Corría el año de 1990 cuando José Manuel Freidel se entrometió en los vericuetos de la memoria de esta emblemática Manuela Sáenz de Thorne, en una magnífica puesta en escena. La ubica en sus últimas tardes en el desierto de Paita, Perú, donde ha encontrado refugio a un exilio injusto. Paita como utopía del corazón para desandar la honda andadura de recuerdos marchitos. Cuasi paralítica es invitada a lanzarse al mar por su hombre guerrero: “Lánzate mi adorada loca, es solo un paso, no te detengas”, le susurra el libertador de las Américas, de la cual ella es su heroína. Un Bolívar desnudo danza impetuoso en oleajes su penúltima batahola con la memoria. El intérprete de aquel montaje dirige la pieza teatral que cierra el ciclo creativo del inmolado dramaturgo.
Manuela es tratada como un tríptico, se desdoble desde su ancianidad en Manuela guerrera, Manuela amante y Manuela vieja, es tres veces ella, como la historia que cuentan los vencidos desde la dignidad de su derrota. Bolívar es expulsado y huye hacia su exilio interior, avanza por el río grande de La Magdalena hasta recalar en Santa Marta, allí exhala su último aliento en San Pedro Alejandrino, muere en el océano Atlántico para vivir ahora en los recuerdos de su Manuela, en el Pacífico, océanos insondables que se unen merced a las “agujas mágicas del teatro”.
Un lugar inhóspito, desértico, le permite la acechanza de desdichas sinfín: “¿Para eso amé y luché con un libertador, para ver el mismo desfile de seres harapientos?”, se cuestiona por momentos, para dar rienda suelta a su carcajada brutal. El destino es una burla y ella a su vez tendrá que reírse de sus destinos cruzados. El autor se vale del recurso del tiempo circular para brindarle a la obra un presente continuum.
La patria saltando por la ventana. Así salta Bolívar en aquella funesta noche “septembrina” para escapar al atentado. Una escena de escalofrío es condensada en cortos diálogos, por esticomitias como en la tragedia griega y como en la tragedia las tres son coreutas, recurso retórico para acentuar la soledad y el desarraigo de aquel instante. Imagen devastadora.
El montaje privilegia la narración colectiva, tres Manuelas son todo “el coro”. Descorren el velamen oscuro del acontecer del país desangrado, cronistas de su tiempo, voceras de la historia, ¿pasada, presente?, qué más da.
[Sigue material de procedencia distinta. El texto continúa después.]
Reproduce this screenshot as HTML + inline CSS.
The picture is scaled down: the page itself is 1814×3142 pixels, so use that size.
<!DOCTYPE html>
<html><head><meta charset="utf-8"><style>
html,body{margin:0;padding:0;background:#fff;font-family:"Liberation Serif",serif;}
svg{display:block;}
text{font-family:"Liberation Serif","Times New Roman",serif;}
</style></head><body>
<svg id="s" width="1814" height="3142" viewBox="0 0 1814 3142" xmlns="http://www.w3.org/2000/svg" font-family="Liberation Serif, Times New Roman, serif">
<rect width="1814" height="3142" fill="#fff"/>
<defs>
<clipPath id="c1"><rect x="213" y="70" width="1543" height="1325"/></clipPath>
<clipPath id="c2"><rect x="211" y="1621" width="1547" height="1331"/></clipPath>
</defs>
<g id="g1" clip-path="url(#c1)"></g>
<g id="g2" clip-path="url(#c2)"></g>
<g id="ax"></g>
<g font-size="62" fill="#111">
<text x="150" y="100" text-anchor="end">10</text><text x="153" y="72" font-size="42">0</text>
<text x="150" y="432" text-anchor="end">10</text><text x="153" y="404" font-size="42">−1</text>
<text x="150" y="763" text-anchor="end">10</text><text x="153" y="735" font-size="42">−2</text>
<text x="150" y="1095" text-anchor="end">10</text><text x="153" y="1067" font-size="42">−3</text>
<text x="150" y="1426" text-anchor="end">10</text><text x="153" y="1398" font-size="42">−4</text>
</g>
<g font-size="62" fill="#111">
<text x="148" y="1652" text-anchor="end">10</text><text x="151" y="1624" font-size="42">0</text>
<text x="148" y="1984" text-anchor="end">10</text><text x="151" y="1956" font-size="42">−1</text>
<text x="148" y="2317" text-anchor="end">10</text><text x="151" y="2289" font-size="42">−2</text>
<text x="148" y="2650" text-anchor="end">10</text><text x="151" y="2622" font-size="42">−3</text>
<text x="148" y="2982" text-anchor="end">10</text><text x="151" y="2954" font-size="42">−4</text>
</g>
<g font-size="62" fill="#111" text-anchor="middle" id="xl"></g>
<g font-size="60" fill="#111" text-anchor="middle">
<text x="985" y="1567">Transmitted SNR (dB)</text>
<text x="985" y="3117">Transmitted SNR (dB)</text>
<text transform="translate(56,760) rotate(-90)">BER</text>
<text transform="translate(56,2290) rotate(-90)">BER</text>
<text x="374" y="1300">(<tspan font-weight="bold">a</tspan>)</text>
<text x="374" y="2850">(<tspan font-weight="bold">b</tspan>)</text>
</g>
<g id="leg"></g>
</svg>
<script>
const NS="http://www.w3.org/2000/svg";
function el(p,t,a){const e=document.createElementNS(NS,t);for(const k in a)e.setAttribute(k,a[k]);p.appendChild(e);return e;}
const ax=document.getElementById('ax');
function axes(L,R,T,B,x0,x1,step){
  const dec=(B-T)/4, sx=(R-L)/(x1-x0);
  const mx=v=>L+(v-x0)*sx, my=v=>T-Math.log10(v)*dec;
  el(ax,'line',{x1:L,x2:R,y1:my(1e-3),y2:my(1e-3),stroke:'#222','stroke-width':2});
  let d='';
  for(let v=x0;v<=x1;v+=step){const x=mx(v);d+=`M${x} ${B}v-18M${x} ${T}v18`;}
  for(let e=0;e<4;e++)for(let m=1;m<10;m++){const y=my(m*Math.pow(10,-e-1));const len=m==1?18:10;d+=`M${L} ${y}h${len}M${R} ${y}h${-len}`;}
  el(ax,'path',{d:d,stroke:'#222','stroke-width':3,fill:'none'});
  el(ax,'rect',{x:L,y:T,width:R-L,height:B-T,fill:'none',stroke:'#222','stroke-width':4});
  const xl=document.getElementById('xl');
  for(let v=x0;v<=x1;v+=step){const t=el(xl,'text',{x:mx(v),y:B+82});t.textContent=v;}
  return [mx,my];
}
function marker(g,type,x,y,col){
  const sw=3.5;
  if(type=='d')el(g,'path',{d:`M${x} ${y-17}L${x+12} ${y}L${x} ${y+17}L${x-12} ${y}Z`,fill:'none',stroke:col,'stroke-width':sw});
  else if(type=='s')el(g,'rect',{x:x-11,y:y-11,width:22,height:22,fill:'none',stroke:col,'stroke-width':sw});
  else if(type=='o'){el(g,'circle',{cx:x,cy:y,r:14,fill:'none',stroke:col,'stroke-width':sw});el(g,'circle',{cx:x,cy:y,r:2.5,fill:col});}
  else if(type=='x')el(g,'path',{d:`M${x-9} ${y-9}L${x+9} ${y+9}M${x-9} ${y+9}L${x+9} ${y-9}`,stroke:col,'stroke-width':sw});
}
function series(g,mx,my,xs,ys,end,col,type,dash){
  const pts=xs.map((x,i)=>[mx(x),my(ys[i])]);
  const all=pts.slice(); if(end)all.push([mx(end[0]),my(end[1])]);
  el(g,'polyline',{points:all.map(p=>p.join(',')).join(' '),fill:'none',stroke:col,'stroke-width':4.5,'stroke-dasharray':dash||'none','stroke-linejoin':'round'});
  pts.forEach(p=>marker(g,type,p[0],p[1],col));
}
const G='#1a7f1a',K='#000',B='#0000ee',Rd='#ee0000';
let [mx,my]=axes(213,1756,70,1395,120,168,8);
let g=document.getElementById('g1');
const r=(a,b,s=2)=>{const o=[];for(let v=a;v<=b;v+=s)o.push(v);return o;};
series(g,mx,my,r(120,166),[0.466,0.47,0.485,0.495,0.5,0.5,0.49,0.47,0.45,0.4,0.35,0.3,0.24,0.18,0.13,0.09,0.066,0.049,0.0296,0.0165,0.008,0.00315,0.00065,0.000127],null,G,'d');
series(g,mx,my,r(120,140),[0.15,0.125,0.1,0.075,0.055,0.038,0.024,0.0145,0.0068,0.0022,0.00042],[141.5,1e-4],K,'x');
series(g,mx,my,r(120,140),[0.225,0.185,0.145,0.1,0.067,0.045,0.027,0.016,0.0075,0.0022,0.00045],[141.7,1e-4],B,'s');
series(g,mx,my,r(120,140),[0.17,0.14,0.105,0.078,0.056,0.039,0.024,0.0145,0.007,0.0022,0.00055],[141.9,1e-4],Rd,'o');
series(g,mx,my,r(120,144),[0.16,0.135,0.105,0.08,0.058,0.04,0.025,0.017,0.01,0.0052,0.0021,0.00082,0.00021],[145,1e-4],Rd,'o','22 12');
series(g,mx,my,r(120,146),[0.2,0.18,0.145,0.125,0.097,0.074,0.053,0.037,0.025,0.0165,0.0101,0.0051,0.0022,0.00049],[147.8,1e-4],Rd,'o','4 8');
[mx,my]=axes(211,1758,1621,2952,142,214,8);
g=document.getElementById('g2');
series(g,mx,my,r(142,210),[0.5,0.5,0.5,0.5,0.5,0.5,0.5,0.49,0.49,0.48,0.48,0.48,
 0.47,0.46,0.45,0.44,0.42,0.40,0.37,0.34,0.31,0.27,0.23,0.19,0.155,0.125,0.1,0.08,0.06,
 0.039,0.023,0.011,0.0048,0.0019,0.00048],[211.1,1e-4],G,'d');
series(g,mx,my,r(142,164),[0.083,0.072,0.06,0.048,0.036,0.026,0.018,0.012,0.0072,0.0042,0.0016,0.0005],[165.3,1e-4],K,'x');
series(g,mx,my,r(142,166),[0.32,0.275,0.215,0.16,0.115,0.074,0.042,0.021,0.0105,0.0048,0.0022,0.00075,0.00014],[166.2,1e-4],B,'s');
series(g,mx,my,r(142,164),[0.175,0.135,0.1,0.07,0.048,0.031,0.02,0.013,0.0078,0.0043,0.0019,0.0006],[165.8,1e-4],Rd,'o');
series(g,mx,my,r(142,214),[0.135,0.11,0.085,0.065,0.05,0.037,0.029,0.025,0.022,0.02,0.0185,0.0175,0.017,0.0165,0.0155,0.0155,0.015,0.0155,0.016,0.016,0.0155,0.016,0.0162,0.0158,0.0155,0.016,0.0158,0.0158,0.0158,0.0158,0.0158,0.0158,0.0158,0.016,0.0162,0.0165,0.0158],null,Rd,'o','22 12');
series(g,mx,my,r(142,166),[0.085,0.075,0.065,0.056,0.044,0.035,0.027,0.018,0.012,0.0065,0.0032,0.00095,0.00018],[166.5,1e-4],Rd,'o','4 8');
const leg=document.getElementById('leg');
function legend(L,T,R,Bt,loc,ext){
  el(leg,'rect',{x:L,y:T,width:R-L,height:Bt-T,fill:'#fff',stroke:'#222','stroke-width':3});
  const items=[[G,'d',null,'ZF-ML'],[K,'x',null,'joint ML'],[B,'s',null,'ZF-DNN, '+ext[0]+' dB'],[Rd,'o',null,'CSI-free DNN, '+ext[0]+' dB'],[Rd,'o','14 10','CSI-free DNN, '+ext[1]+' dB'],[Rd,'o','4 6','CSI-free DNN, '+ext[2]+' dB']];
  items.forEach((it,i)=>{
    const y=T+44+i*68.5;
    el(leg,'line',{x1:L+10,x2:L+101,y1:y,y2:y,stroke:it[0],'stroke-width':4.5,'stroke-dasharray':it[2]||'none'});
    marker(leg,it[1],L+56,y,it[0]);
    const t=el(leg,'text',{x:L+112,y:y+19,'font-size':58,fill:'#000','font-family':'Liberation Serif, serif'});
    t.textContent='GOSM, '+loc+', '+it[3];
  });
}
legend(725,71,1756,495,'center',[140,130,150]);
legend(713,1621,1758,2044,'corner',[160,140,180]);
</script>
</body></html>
Se rompe la “cuarta” pared, aquella simbólica que separa la escena del patio de butacas. Las tres actrices irrumpen desde el público como oferentes de un cántico, para dar inicio a la obra. Se instalan en un espacio “neutro” (lugar de la no acción) y tienden un petate, el que será el lugar sobre el que discurra la acción dramática.
Veteranas de mil batallas teatrales, estas tres actrices saben brindar carácter al personaje en sus diferentes facetas, lugares y situaciones: Berta Nelly Arboleda, Tania Granda y Cristina Roldán, cada una a su manera y con la vasta experiencia acometen la tarea de destejer la trama de la historia. Aupadas por Juan Diego Zuluaga, recrean de este modo los vívidos momentos de “esplendor y ocaso” de Manuela Sáenz. Habrá que decir, en honor a la verdad escénica, que esta puesta del maestro Fernando Zapata Abadía dista mucho de aquel montaje. Para bien de las artes escénicas digamos que este daguerrotipo intemporal de Bolívar y sus amores contrariados con su Manuela, goza de buena salud.
Esta obra estará en temporada este fin de semana en Pequeño Teatro, en sus 40 años, además como homenaje a su fundador Rodrigo Saldarriaga, en su primer aniversario.